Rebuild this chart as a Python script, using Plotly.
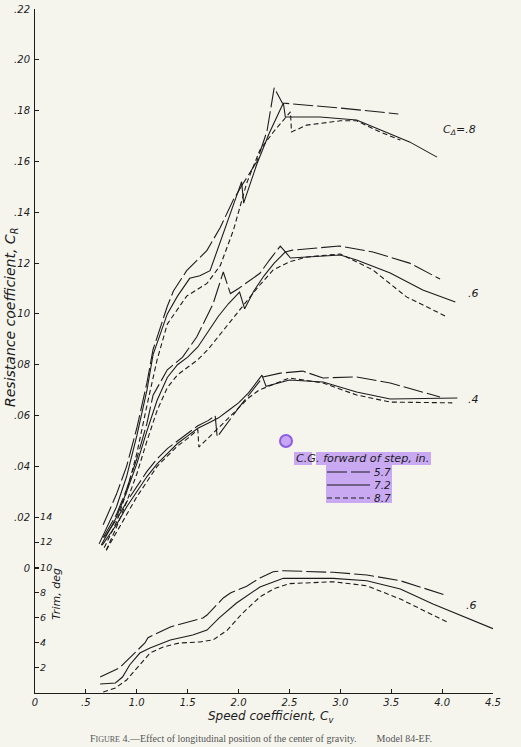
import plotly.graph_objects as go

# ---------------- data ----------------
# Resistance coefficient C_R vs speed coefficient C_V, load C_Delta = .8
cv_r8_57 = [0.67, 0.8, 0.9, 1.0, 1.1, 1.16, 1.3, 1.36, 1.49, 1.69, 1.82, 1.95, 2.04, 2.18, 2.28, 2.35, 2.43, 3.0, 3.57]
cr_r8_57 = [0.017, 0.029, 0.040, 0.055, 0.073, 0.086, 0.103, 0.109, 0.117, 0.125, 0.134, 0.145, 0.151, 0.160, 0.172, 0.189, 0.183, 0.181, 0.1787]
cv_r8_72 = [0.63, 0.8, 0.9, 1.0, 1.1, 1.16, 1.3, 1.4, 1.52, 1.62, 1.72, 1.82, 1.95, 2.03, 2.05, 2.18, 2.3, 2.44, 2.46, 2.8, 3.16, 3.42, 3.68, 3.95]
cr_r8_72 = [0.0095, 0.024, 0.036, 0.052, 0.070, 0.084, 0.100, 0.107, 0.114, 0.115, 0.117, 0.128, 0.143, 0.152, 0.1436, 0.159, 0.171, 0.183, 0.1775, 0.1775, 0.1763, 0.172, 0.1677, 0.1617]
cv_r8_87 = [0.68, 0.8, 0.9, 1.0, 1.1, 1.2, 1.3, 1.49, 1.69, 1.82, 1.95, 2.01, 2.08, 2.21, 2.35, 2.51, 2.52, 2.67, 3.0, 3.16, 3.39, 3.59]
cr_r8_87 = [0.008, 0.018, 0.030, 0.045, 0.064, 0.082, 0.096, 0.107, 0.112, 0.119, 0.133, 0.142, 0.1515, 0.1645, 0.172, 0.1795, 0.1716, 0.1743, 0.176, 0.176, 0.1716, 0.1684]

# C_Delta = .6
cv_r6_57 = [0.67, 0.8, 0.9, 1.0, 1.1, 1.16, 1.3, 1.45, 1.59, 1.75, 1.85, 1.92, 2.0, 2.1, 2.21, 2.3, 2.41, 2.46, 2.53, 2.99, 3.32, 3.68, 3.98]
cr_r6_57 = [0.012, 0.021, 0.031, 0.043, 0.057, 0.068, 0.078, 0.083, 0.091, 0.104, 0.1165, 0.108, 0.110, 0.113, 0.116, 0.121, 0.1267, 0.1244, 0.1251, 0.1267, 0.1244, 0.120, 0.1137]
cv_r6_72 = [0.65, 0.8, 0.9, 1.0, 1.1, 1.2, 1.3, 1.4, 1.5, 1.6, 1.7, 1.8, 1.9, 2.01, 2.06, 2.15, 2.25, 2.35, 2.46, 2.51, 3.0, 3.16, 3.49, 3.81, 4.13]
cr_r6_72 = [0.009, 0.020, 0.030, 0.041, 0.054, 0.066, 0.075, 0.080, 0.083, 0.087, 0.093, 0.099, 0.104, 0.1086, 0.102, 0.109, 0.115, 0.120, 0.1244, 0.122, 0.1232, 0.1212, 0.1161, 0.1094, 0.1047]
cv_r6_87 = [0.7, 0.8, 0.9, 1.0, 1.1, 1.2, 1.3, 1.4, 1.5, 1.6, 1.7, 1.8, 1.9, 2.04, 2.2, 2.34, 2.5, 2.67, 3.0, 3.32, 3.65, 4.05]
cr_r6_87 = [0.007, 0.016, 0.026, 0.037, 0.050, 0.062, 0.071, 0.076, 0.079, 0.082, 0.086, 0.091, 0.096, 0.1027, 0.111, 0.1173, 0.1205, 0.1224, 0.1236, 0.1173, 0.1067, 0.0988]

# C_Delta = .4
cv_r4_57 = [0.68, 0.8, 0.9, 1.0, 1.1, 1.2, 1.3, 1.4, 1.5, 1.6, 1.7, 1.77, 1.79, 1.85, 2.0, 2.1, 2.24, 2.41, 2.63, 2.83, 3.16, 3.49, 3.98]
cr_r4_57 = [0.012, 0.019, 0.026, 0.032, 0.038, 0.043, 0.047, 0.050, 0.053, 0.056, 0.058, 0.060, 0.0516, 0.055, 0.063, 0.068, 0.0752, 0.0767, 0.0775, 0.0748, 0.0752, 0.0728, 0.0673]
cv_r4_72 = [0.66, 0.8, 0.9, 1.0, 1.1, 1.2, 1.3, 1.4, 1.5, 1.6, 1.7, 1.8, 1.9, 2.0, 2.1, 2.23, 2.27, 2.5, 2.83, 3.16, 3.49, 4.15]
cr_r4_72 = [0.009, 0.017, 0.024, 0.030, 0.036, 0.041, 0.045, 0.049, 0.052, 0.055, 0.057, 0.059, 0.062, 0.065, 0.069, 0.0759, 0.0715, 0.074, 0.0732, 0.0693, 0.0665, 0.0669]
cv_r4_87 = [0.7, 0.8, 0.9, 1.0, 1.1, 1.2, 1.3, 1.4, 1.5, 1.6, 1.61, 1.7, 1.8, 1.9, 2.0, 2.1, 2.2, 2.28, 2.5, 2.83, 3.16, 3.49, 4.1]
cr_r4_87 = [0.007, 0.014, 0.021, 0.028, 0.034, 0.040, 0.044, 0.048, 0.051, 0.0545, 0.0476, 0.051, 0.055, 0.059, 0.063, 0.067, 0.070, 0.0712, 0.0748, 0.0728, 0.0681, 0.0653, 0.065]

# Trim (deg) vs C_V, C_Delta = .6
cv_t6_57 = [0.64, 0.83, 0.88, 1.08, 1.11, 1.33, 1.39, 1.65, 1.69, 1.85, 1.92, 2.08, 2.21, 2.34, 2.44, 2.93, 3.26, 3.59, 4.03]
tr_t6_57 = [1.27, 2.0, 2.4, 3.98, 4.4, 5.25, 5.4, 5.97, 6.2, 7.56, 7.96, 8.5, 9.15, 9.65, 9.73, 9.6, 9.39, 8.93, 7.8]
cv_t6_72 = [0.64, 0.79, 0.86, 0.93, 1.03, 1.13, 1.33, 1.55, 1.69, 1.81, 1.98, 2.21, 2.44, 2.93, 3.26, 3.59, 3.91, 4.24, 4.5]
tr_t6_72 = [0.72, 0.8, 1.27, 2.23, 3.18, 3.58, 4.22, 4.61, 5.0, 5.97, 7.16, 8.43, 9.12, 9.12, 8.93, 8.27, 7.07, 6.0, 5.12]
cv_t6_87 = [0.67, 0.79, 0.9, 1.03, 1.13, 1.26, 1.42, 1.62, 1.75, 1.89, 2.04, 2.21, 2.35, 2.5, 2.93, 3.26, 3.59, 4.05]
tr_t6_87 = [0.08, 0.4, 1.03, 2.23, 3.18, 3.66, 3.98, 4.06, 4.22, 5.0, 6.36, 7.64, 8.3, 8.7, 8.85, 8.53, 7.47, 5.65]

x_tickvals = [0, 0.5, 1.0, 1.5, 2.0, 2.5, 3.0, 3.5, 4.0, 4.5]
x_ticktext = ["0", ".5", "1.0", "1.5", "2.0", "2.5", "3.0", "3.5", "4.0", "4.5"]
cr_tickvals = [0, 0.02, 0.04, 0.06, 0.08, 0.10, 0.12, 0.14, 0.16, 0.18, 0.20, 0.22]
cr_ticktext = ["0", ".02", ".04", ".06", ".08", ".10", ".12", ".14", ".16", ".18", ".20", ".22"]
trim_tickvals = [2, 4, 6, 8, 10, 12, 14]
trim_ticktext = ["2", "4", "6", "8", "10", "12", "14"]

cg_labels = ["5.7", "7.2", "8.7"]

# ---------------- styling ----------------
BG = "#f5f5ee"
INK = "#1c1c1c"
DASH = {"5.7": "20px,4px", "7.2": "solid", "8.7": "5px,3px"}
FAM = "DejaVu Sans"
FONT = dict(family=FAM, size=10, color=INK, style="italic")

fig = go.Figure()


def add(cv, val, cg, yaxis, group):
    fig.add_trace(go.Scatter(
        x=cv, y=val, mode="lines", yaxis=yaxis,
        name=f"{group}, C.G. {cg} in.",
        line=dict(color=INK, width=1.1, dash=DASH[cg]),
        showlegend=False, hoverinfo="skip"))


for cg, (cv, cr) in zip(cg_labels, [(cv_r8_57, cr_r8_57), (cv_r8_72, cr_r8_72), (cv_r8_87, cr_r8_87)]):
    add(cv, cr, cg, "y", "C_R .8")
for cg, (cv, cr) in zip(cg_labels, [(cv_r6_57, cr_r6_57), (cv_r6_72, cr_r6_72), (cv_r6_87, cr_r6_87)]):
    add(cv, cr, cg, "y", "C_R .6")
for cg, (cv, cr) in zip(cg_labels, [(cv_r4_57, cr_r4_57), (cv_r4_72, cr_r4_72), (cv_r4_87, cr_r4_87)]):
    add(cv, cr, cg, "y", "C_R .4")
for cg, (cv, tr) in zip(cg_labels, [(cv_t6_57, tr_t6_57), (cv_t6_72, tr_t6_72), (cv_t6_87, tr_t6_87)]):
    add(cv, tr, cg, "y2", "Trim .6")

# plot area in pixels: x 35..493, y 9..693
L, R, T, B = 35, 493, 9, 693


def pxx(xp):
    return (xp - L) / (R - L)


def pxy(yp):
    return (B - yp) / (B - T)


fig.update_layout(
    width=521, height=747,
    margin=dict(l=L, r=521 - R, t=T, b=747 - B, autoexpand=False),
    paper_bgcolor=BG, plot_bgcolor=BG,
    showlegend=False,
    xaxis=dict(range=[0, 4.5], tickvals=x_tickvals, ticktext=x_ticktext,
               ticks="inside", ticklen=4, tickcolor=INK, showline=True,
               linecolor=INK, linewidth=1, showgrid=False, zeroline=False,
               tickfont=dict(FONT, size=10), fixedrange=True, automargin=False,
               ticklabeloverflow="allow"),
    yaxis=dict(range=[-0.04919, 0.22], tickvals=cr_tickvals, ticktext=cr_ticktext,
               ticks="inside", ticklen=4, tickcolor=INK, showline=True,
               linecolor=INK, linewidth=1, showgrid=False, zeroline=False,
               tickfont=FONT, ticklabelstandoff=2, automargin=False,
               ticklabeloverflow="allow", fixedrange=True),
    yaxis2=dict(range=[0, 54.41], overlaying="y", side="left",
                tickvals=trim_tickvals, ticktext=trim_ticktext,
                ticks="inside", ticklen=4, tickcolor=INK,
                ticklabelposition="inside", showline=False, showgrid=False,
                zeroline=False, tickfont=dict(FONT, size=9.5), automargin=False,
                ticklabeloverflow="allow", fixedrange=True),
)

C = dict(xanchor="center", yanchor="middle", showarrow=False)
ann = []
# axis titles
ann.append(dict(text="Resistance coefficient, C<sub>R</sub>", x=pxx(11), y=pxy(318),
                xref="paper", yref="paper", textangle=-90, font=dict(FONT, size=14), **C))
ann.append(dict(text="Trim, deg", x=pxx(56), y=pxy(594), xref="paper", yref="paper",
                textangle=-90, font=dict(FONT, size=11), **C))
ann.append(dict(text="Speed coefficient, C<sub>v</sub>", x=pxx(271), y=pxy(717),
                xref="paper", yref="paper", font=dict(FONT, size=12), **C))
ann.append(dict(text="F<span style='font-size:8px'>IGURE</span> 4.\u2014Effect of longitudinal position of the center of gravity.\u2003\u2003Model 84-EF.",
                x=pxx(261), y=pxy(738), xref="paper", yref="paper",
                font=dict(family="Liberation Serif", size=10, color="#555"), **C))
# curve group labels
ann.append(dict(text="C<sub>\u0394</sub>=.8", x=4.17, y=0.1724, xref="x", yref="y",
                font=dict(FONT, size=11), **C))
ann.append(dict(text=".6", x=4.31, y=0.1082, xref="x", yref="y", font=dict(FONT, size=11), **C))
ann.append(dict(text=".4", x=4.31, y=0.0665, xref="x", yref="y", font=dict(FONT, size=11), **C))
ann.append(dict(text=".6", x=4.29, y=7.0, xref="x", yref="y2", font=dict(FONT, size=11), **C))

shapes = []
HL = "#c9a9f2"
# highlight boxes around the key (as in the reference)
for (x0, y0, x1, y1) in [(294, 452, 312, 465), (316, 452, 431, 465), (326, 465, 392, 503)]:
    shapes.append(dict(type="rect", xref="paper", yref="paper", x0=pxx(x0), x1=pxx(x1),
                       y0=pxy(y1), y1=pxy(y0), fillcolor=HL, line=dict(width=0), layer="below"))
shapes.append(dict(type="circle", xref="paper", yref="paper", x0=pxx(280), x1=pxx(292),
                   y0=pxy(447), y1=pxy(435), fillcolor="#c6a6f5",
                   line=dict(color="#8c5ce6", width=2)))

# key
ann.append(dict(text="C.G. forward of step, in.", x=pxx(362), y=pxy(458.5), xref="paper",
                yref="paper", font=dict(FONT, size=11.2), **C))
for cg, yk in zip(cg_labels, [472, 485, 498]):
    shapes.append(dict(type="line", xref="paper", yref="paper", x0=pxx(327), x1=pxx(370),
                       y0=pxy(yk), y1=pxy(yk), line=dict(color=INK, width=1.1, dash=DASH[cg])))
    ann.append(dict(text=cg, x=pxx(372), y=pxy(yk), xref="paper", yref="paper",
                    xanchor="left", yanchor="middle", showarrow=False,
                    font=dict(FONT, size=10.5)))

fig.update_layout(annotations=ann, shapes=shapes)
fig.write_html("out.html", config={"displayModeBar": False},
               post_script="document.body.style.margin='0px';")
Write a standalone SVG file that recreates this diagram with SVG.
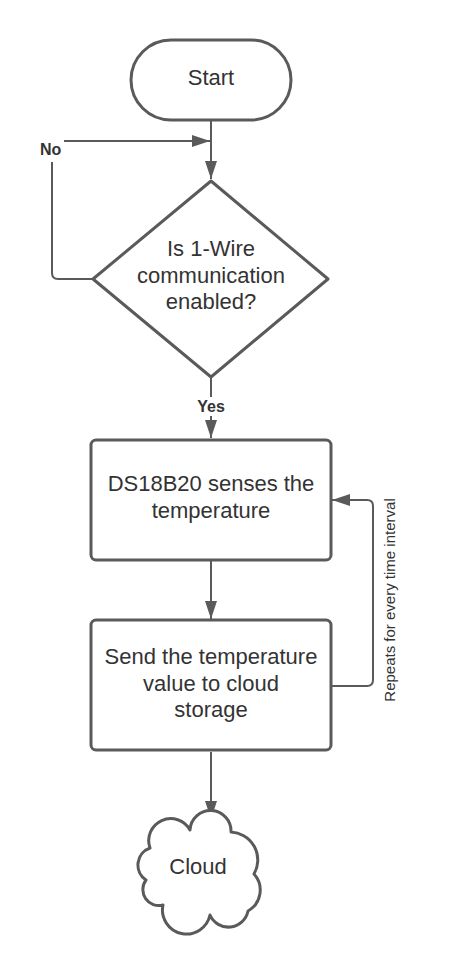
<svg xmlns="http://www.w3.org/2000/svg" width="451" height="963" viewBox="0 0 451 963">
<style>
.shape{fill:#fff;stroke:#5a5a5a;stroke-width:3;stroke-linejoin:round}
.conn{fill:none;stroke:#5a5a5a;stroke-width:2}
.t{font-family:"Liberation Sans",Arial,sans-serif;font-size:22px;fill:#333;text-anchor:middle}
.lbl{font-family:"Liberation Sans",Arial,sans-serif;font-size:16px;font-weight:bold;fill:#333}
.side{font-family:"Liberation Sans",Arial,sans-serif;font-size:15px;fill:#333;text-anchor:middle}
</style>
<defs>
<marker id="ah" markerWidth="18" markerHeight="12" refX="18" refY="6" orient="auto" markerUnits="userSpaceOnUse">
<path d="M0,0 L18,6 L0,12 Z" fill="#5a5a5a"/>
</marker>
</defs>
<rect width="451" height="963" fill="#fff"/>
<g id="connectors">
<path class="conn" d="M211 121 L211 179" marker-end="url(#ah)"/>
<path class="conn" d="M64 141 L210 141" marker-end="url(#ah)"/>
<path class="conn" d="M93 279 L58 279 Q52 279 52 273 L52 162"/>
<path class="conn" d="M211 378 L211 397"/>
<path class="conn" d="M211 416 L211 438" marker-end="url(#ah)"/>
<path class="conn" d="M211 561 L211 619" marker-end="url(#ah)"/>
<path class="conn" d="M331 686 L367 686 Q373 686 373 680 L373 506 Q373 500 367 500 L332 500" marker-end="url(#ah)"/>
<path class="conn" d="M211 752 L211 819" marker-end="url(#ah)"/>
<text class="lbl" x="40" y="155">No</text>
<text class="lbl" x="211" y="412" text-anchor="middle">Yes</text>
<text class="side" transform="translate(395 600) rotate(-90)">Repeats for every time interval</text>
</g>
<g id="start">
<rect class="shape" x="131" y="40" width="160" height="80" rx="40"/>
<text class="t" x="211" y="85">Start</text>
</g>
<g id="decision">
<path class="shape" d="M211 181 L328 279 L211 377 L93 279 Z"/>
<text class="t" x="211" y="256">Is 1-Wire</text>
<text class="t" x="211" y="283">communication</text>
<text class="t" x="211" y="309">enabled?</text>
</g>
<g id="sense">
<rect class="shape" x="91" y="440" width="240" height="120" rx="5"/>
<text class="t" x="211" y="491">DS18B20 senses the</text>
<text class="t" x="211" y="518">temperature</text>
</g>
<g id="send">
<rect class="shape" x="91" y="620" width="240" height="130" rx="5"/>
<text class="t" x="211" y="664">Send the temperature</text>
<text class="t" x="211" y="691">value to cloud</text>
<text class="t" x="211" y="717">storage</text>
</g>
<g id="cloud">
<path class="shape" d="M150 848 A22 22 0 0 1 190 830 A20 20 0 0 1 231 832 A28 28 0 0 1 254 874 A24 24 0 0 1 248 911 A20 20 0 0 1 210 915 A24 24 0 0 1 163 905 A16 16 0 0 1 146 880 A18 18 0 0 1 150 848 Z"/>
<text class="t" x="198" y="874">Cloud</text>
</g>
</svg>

________________

= WHAT IS ASKED =
Leave the pictures out and reproduce exactly the lines from the top of the listing above through the line with "import plotly.graph_objects as go".

= EXERCISE RESPONSE =
Rebuild this chart as a Python script, using Plotly.
import plotly.graph_objects as go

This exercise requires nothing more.